While I only listen to pop, rock, and hip-hop on an infrequent basis, I do have the credibility of someone who's entered country from the outside. That is, I didn't grow up on it. So when I hear about a "civil war" in Nashville and tensions between "traditional and modern-country fans", as an Entertainment Weekly article puts it, I'm somewhat baffled. The apparent resistance to change seems illogical. Country is bigger now than ever – why the complaining from some artists and diehard fans?
Yes, there will be divisions. And yes, it is not impossible that there will eventually be a complete break between "traditional" and "modern" country. But while our sound continues to change, our lyrics don't. Not really. You see, I believe lyrics are what makes country, country. And not in the way you might think. It's true that our themes and content are repetitive. However, the real clincher is the way songs are built.
Other genres tell stories. Other genres convey emotion. But we're somehow different. Country lyrics put you into the subject's shoes in a genuine, sensory way.
"Got a moon and a billion stars/The sound of steel and old box cars/The thought of you is driving me insane/C'mon, baby let's go listen to the night train." (Night Train, Jason Aldean)
"If you still love me/Don't just assume I know." (Remind Me, Brad Paisley)
"He's the reason for the teardrops on my guitar/The only one who's got enough of me to break my heart." (Teardrops On My Guitar, Taylor Swift)

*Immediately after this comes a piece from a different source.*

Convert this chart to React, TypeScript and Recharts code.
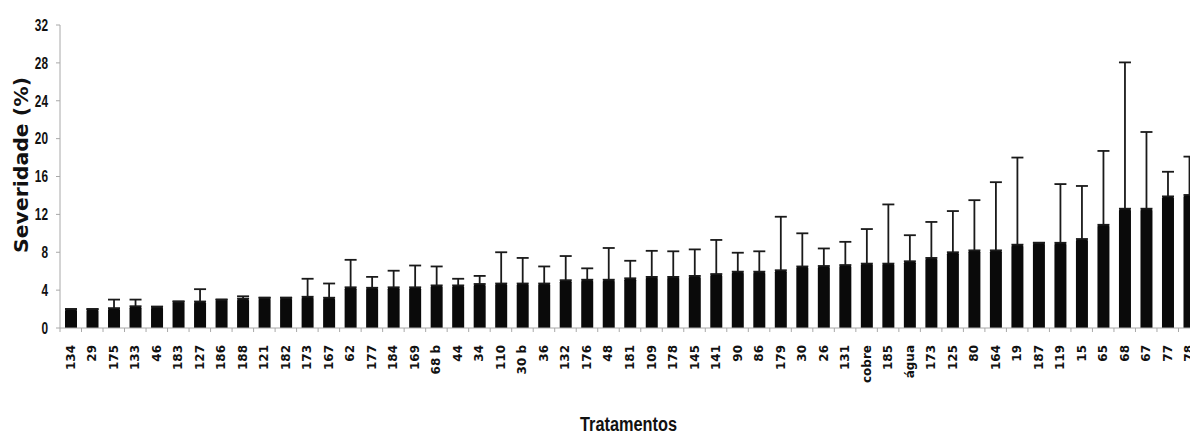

Country music presents sophisticated emotions in ways anyone can understand. We use imagery – ALL the time. We sing the things we can't say in a meaningful way. We put the complexities of life in a nutshell the average Joe can crack.
No, I can't prove it. But while our lyrics and musical style will continue to evolve, the underlying structure of real emotion through descriptive story will always be there.